── Data provided ──

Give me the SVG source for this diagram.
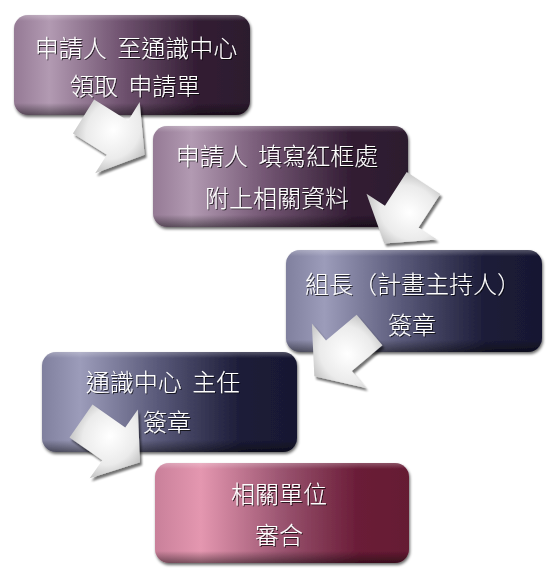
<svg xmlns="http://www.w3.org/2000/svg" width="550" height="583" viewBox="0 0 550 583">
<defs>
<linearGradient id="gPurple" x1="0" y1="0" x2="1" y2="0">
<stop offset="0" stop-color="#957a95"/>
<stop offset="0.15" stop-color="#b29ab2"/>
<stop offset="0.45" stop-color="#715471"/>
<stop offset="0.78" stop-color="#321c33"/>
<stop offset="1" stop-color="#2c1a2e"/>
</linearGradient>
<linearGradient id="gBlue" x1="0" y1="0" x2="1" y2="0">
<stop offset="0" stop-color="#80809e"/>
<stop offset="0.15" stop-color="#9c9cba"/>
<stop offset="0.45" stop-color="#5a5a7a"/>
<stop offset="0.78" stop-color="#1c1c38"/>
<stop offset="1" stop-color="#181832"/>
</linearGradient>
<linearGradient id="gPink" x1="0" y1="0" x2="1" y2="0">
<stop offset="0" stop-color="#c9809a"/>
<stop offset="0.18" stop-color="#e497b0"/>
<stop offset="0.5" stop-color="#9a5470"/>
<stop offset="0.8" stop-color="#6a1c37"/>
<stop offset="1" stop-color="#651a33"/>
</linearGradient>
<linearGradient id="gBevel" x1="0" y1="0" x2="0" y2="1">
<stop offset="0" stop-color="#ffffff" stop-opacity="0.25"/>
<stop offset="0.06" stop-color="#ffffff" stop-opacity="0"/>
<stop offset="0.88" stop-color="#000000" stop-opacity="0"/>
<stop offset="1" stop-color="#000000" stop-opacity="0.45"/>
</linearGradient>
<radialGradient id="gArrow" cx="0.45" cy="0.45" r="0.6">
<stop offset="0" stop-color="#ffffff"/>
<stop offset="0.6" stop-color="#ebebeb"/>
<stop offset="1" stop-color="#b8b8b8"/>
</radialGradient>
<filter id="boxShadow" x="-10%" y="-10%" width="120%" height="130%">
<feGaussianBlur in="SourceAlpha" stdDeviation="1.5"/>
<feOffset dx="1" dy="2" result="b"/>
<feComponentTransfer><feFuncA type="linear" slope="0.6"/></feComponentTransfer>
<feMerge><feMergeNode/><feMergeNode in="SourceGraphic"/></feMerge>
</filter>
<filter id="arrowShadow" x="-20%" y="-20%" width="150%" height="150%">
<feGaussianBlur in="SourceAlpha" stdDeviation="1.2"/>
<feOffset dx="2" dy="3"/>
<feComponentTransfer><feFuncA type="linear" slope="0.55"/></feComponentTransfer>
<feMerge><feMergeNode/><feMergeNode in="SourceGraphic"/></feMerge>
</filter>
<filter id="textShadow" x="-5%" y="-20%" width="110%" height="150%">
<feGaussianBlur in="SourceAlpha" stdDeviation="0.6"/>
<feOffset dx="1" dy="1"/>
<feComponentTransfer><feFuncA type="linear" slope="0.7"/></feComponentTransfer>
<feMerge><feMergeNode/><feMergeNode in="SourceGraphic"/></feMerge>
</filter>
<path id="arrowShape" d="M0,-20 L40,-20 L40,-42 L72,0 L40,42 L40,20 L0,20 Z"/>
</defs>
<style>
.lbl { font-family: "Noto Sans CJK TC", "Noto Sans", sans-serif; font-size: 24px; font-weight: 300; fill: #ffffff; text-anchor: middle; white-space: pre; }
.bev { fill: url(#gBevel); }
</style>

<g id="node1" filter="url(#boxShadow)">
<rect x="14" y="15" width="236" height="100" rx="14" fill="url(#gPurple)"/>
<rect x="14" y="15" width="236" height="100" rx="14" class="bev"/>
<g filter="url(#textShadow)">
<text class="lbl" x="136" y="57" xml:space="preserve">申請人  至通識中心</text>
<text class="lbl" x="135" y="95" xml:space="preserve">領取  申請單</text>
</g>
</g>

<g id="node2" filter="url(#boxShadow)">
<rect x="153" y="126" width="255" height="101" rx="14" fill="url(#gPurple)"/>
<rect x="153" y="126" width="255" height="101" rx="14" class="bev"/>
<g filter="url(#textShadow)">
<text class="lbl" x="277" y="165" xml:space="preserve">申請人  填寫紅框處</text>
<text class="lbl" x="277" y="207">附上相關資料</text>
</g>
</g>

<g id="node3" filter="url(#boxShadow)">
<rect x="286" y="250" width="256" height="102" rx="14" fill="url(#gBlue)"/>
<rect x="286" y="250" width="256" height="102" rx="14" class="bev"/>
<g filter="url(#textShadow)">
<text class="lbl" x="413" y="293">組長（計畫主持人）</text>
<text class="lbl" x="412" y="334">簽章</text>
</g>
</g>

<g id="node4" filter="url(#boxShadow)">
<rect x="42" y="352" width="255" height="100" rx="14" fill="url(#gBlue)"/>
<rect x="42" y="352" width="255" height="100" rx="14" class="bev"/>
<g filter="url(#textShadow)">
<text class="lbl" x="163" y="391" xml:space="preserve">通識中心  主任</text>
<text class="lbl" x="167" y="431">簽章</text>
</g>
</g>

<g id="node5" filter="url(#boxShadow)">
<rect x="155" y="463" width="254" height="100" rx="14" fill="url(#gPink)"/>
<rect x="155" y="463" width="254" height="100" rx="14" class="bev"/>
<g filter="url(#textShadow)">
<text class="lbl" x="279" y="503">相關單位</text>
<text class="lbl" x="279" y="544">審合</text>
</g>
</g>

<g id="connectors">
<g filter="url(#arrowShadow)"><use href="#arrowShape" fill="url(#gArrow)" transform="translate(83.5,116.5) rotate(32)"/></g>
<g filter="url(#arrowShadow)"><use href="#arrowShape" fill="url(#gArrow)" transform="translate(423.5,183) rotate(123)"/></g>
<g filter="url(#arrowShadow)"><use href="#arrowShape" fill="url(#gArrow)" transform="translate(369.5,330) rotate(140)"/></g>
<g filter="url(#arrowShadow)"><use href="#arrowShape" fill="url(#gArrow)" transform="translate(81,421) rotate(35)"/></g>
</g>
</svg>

───

● Aim of the task:
Restate the data above word for word. Skip every picture.

● Full response:
Give me the SVG source for this diagram.
<svg xmlns="http://www.w3.org/2000/svg" width="550" height="583" viewBox="0 0 550 583">
<defs>
<linearGradient id="gPurple" x1="0" y1="0" x2="1" y2="0">
<stop offset="0" stop-color="#957a95"/>
<stop offset="0.15" stop-color="#b29ab2"/>
<stop offset="0.45" stop-color="#715471"/>
<stop offset="0.78" stop-color="#321c33"/>
<stop offset="1" stop-color="#2c1a2e"/>
</linearGradient>
<linearGradient id="gBlue" x1="0" y1="0" x2="1" y2="0">
<stop offset="0" stop-color="#80809e"/>
<stop offset="0.15" stop-color="#9c9cba"/>
<stop offset="0.45" stop-color="#5a5a7a"/>
<stop offset="0.78" stop-color="#1c1c38"/>
<stop offset="1" stop-color="#181832"/>
</linearGradient>
<linearGradient id="gPink" x1="0" y1="0" x2="1" y2="0">
<stop offset="0" stop-color="#c9809a"/>
<stop offset="0.18" stop-color="#e497b0"/>
<stop offset="0.5" stop-color="#9a5470"/>
<stop offset="0.8" stop-color="#6a1c37"/>
<stop offset="1" stop-color="#651a33"/>
</linearGradient>
<linearGradient id="gBevel" x1="0" y1="0" x2="0" y2="1">
<stop offset="0" stop-color="#ffffff" stop-opacity="0.25"/>
<stop offset="0.06" stop-color="#ffffff" stop-opacity="0"/>
<stop offset="0.88" stop-color="#000000" stop-opacity="0"/>
<stop offset="1" stop-color="#000000" stop-opacity="0.45"/>
</linearGradient>
<radialGradient id="gArrow" cx="0.45" cy="0.45" r="0.6">
<stop offset="0" stop-color="#ffffff"/>
<stop offset="0.6" stop-color="#ebebeb"/>
<stop offset="1" stop-color="#b8b8b8"/>
</radialGradient>
<filter id="boxShadow" x="-10%" y="-10%" width="120%" height="130%">
<feGaussianBlur in="SourceAlpha" stdDeviation="1.5"/>
<feOffset dx="1" dy="2" result="b"/>
<feComponentTransfer><feFuncA type="linear" slope="0.6"/></feComponentTransfer>
<feMerge><feMergeNode/><feMergeNode in="SourceGraphic"/></feMerge>
</filter>
<filter id="arrowShadow" x="-20%" y="-20%" width="150%" height="150%">
<feGaussianBlur in="SourceAlpha" stdDeviation="1.2"/>
<feOffset dx="2" dy="3"/>
<feComponentTransfer><feFuncA type="linear" slope="0.55"/></feComponentTransfer>
<feMerge><feMergeNode/><feMergeNode in="SourceGraphic"/></feMerge>
</filter>
<filter id="textShadow" x="-5%" y="-20%" width="110%" height="150%">
<feGaussianBlur in="SourceAlpha" stdDeviation="0.6"/>
<feOffset dx="1" dy="1"/>
<feComponentTransfer><feFuncA type="linear" slope="0.7"/></feComponentTransfer>
<feMerge><feMergeNode/><feMergeNode in="SourceGraphic"/></feMerge>
</filter>
<path id="arrowShape" d="M0,-20 L40,-20 L40,-42 L72,0 L40,42 L40,20 L0,20 Z"/>
</defs>
<style>
.lbl { font-family: "Noto Sans CJK TC", "Noto Sans", sans-serif; font-size: 24px; font-weight: 300; fill: #ffffff; text-anchor: middle; white-space: pre; }
.bev { fill: url(#gBevel); }
</style>

<g id="node1" filter="url(#boxShadow)">
<rect x="14" y="15" width="236" height="100" rx="14" fill="url(#gPurple)"/>
<rect x="14" y="15" width="236" height="100" rx="14" class="bev"/>
<g filter="url(#textShadow)">
<text class="lbl" x="136" y="57" xml:space="preserve">申請人  至通識中心</text>
<text class="lbl" x="135" y="95" xml:space="preserve">領取  申請單</text>
</g>
</g>

<g id="node2" filter="url(#boxShadow)">
<rect x="153" y="126" width="255" height="101" rx="14" fill="url(#gPurple)"/>
<rect x="153" y="126" width="255" height="101" rx="14" class="bev"/>
<g filter="url(#textShadow)">
<text class="lbl" x="277" y="165" xml:space="preserve">申請人  填寫紅框處</text>
<text class="lbl" x="277" y="207">附上相關資料</text>
</g>
</g>

<g id="node3" filter="url(#boxShadow)">
<rect x="286" y="250" width="256" height="102" rx="14" fill="url(#gBlue)"/>
<rect x="286" y="250" width="256" height="102" rx="14" class="bev"/>
<g filter="url(#textShadow)">
<text class="lbl" x="413" y="293">組長（計畫主持人）</text>
<text class="lbl" x="412" y="334">簽章</text>
</g>
</g>

<g id="node4" filter="url(#boxShadow)">
<rect x="42" y="352" width="255" height="100" rx="14" fill="url(#gBlue)"/>
<rect x="42" y="352" width="255" height="100" rx="14" class="bev"/>
<g filter="url(#textShadow)">
<text class="lbl" x="163" y="391" xml:space="preserve">通識中心  主任</text>
<text class="lbl" x="167" y="431">簽章</text>
</g>
</g>

<g id="node5" filter="url(#boxShadow)">
<rect x="155" y="463" width="254" height="100" rx="14" fill="url(#gPink)"/>
<rect x="155" y="463" width="254" height="100" rx="14" class="bev"/>
<g filter="url(#textShadow)">
<text class="lbl" x="279" y="503">相關單位</text>
<text class="lbl" x="279" y="544">審合</text>
</g>
</g>

<g id="connectors">
<g filter="url(#arrowShadow)"><use href="#arrowShape" fill="url(#gArrow)" transform="translate(83.5,116.5) rotate(32)"/></g>
<g filter="url(#arrowShadow)"><use href="#arrowShape" fill="url(#gArrow)" transform="translate(423.5,183) rotate(123)"/></g>
<g filter="url(#arrowShadow)"><use href="#arrowShape" fill="url(#gArrow)" transform="translate(369.5,330) rotate(140)"/></g>
<g filter="url(#arrowShadow)"><use href="#arrowShape" fill="url(#gArrow)" transform="translate(81,421) rotate(35)"/></g>
</g>
</svg>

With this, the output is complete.